_Brief:_ Produce a word-for-word copy of the listing below without its pictures.

_Data segment:_
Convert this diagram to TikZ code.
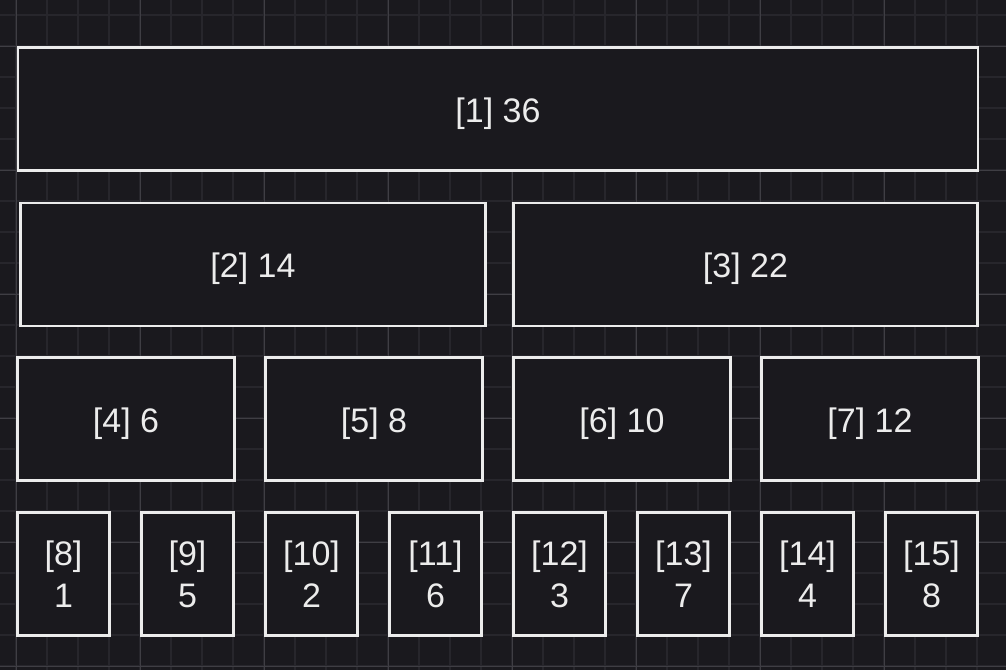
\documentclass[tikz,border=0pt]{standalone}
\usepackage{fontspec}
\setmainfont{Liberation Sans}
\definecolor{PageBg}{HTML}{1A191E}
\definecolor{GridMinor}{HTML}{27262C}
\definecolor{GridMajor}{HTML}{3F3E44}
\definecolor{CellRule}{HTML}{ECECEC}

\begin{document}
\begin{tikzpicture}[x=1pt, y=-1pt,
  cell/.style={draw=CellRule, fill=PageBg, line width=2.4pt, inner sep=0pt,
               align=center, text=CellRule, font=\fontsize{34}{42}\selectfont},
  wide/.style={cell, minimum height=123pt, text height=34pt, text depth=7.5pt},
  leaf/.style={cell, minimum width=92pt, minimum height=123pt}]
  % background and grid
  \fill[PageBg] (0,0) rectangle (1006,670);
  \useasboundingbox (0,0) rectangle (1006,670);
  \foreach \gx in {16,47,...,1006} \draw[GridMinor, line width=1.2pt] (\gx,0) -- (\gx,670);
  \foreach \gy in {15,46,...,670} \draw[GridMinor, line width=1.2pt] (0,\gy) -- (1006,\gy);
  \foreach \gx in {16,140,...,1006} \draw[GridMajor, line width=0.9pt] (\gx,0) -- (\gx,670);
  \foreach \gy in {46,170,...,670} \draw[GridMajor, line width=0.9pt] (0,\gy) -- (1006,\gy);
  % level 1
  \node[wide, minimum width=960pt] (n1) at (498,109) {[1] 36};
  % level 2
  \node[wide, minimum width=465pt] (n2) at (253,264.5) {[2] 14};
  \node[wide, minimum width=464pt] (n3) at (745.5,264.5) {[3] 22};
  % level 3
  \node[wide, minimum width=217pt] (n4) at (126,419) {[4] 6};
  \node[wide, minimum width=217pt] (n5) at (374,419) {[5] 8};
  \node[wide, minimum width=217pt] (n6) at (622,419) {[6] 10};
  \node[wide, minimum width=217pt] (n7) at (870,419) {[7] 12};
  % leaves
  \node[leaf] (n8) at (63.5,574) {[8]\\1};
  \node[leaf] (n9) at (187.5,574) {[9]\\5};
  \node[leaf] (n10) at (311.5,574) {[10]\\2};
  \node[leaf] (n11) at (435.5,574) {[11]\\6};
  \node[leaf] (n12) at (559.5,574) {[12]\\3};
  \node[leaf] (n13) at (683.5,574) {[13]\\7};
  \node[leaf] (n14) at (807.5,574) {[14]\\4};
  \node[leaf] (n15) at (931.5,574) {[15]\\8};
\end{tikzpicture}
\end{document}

_Exercise result:_
Convert this diagram to TikZ code.
\documentclass[tikz,border=0pt]{standalone}
\usepackage{fontspec}
\setmainfont{Liberation Sans}
\definecolor{PageBg}{HTML}{1A191E}
\definecolor{GridMinor}{HTML}{27262C}
\definecolor{GridMajor}{HTML}{3F3E44}
\definecolor{CellRule}{HTML}{ECECEC}

\begin{document}
\begin{tikzpicture}[x=1pt, y=-1pt,
  cell/.style={draw=CellRule, fill=PageBg, line width=2.4pt, inner sep=0pt,
               align=center, text=CellRule, font=\fontsize{34}{42}\selectfont},
  wide/.style={cell, minimum height=123pt, text height=34pt, text depth=7.5pt},
  leaf/.style={cell, minimum width=92pt, minimum height=123pt}]
  % background and grid
  \fill[PageBg] (0,0) rectangle (1006,670);
  \useasboundingbox (0,0) rectangle (1006,670);
  \foreach \gx in {16,47,...,1006} \draw[GridMinor, line width=1.2pt] (\gx,0) -- (\gx,670);
  \foreach \gy in {15,46,...,670} \draw[GridMinor, line width=1.2pt] (0,\gy) -- (1006,\gy);
  \foreach \gx in {16,140,...,1006} \draw[GridMajor, line width=0.9pt] (\gx,0) -- (\gx,670);
  \foreach \gy in {46,170,...,670} \draw[GridMajor, line width=0.9pt] (0,\gy) -- (1006,\gy);
  % level 1
  \node[wide, minimum width=960pt] (n1) at (498,109) {[1] 36};
  % level 2
  \node[wide, minimum width=465pt] (n2) at (253,264.5) {[2] 14};
  \node[wide, minimum width=464pt] (n3) at (745.5,264.5) {[3] 22};
  % level 3
  \node[wide, minimum width=217pt] (n4) at (126,419) {[4] 6};
  \node[wide, minimum width=217pt] (n5) at (374,419) {[5] 8};
  \node[wide, minimum width=217pt] (n6) at (622,419) {[6] 10};
  \node[wide, minimum width=217pt] (n7) at (870,419) {[7] 12};
  % leaves
  \node[leaf] (n8) at (63.5,574) {[8]\\1};
  \node[leaf] (n9) at (187.5,574) {[9]\\5};
  \node[leaf] (n10) at (311.5,574) {[10]\\2};
  \node[leaf] (n11) at (435.5,574) {[11]\\6};
  \node[leaf] (n12) at (559.5,574) {[12]\\3};
  \node[leaf] (n13) at (683.5,574) {[13]\\7};
  \node[leaf] (n14) at (807.5,574) {[14]\\4};
  \node[leaf] (n15) at (931.5,574) {[15]\\8};
\end{tikzpicture}
\end{document}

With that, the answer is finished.